**SET EXERCISE**
Only lines holding the string "image" are wanted; copy each one from the material.

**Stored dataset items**
┌──

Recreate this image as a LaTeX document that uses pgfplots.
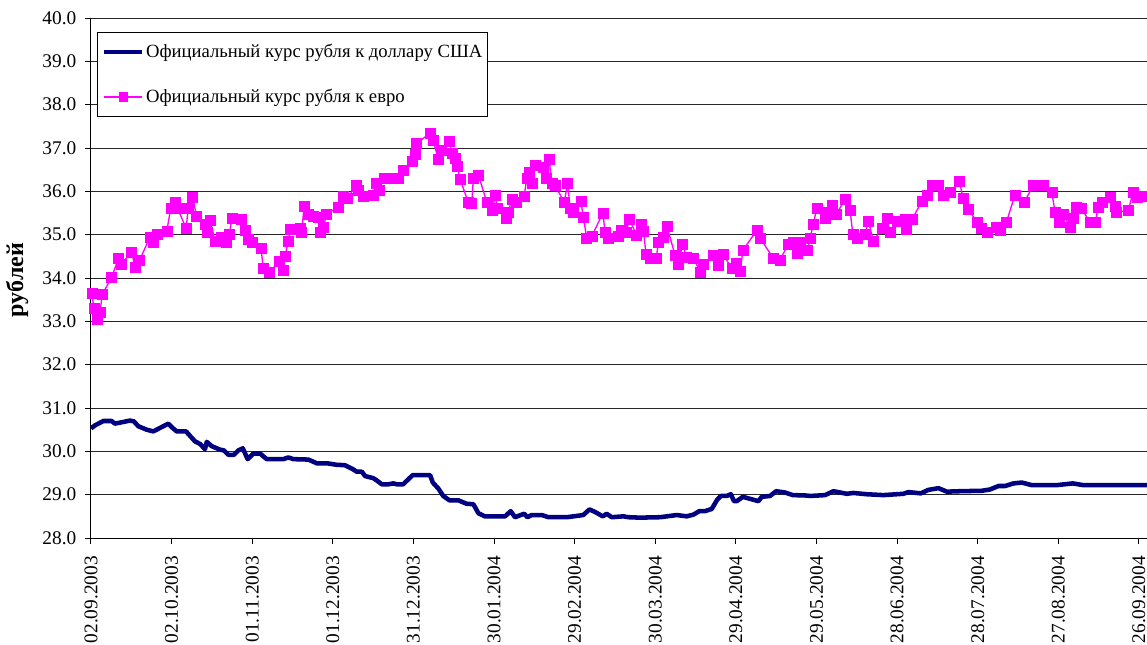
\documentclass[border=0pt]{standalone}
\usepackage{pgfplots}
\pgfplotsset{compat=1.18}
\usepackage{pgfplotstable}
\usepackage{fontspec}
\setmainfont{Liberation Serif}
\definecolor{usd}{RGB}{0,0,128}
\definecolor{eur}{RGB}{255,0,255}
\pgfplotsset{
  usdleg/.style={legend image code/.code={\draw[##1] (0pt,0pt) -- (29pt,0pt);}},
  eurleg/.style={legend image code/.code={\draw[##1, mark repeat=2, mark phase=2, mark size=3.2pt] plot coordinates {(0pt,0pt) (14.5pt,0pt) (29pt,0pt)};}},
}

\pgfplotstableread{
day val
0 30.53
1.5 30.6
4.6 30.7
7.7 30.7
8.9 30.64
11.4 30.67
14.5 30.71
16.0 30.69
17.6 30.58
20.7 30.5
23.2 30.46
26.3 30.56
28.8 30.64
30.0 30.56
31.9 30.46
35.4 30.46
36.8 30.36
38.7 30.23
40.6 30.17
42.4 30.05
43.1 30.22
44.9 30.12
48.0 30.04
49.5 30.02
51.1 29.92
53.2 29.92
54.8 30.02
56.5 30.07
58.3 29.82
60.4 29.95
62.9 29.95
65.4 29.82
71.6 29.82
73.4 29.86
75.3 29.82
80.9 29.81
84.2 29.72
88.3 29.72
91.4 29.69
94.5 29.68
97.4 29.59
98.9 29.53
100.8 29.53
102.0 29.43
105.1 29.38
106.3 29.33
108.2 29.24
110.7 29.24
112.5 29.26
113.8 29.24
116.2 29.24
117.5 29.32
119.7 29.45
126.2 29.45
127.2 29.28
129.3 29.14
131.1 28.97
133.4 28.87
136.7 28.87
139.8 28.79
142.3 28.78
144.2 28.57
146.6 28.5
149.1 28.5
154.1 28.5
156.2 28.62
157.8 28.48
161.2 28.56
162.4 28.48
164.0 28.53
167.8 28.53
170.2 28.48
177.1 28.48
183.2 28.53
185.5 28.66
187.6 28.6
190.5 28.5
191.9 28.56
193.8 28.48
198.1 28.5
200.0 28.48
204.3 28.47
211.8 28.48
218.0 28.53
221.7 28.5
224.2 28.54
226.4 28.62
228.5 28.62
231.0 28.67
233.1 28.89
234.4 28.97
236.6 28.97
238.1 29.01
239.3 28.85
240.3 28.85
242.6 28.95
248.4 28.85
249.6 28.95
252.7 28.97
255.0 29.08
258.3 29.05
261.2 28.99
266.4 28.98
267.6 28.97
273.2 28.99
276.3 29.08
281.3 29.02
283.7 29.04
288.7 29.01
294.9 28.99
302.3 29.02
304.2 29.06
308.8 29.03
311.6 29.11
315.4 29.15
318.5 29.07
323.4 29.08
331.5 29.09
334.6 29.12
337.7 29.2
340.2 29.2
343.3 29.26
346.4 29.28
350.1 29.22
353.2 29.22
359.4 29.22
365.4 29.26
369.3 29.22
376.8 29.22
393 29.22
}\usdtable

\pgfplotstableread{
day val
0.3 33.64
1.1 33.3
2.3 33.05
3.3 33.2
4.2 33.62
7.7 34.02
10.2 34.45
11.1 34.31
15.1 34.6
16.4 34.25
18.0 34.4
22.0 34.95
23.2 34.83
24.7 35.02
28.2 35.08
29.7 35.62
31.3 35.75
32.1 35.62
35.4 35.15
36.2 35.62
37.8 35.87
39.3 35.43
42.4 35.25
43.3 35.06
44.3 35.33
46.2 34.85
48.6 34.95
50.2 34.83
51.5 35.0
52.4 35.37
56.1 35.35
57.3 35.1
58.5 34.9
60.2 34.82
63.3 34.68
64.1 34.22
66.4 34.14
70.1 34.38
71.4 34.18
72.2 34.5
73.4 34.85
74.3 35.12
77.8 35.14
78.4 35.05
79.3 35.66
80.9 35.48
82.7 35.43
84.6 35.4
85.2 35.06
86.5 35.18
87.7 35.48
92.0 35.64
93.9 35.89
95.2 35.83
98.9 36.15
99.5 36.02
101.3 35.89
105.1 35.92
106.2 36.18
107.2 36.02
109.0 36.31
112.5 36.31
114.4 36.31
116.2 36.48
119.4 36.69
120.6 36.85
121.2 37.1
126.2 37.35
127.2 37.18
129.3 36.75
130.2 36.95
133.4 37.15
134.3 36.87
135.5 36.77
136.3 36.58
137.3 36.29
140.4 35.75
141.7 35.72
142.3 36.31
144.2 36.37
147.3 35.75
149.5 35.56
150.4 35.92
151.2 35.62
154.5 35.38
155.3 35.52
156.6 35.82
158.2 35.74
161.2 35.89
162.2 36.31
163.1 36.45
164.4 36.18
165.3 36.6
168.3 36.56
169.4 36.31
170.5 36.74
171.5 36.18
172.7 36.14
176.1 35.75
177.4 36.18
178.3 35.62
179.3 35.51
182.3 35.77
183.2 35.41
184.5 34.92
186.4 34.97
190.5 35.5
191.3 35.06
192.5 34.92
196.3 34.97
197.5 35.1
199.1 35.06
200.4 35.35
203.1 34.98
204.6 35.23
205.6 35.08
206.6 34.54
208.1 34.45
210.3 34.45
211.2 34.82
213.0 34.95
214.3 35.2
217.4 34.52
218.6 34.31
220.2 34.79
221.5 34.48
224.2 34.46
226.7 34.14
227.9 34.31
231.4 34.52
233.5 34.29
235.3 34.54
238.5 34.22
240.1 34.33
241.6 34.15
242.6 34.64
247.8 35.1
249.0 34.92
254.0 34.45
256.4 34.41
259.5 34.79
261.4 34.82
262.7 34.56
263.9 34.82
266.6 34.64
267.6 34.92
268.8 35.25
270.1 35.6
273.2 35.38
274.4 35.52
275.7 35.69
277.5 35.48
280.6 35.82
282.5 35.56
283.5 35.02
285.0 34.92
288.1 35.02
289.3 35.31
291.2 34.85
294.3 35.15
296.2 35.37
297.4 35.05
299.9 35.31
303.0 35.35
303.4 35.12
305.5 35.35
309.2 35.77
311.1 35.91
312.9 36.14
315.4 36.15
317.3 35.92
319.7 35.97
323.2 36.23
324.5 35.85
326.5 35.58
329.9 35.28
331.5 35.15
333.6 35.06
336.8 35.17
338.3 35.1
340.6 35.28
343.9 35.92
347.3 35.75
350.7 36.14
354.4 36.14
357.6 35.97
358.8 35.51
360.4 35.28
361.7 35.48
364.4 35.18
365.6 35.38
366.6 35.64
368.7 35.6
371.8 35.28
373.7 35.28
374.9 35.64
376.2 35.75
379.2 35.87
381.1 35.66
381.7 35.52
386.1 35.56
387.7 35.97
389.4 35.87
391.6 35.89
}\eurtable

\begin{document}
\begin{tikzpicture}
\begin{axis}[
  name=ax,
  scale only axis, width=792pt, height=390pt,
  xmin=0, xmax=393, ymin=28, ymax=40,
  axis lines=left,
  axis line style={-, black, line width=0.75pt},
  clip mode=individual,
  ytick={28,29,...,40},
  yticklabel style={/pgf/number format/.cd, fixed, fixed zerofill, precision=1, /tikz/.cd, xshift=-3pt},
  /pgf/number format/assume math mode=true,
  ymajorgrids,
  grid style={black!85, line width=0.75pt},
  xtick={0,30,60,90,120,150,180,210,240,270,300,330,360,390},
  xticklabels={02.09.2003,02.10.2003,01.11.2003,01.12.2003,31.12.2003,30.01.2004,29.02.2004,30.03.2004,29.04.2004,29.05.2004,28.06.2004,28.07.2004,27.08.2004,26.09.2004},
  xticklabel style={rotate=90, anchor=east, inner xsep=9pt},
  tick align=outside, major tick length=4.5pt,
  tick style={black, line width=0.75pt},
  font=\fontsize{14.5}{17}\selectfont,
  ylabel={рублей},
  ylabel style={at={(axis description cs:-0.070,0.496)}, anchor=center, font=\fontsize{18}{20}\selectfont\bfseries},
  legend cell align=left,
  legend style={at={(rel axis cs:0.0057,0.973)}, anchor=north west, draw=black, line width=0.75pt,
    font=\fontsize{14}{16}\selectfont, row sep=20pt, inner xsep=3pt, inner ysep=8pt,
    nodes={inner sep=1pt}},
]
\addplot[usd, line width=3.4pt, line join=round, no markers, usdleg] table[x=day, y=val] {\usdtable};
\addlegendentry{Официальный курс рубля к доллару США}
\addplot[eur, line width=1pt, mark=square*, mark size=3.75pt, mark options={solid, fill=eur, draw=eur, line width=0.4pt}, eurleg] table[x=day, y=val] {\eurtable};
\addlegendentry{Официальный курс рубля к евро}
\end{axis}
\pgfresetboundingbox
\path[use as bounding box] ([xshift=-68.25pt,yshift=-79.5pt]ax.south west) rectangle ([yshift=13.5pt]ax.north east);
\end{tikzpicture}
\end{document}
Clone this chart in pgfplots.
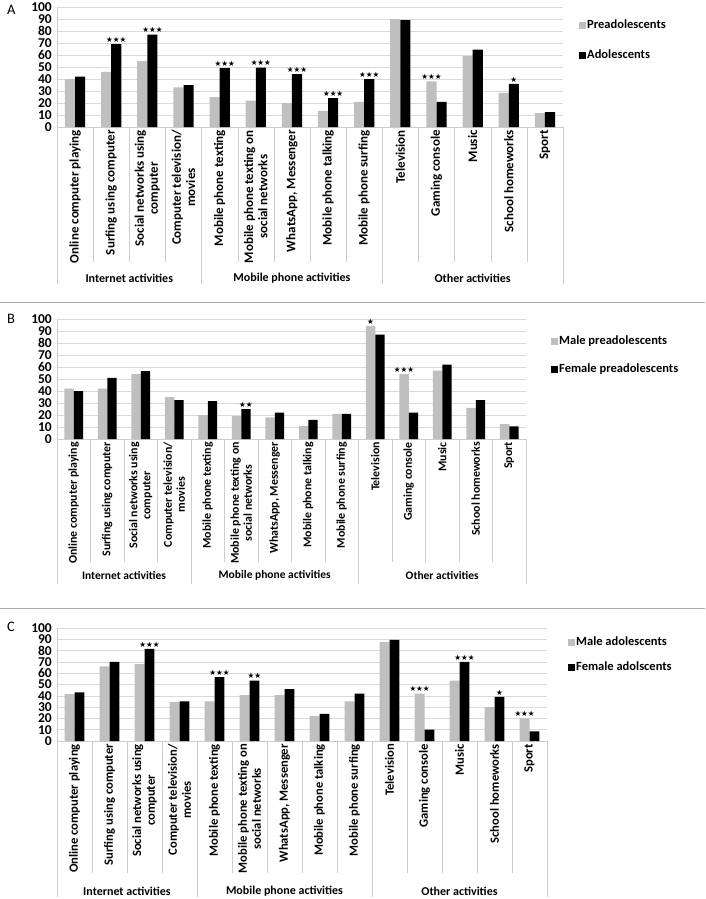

└──

**OUTPUT**
Recreate this image as a LaTeX document that uses pgfplots.
  usdleg/.style={legend image code/.code={\draw[##1] (0pt,0pt) -- (29pt,0pt);}},
  eurleg/.style={legend image code/.code={\draw[##1, mark repeat=2, mark phase=2, mark size=3.2pt] plot coordinates {(0pt,0pt) (14.5pt,0pt) (29pt,0pt)};}},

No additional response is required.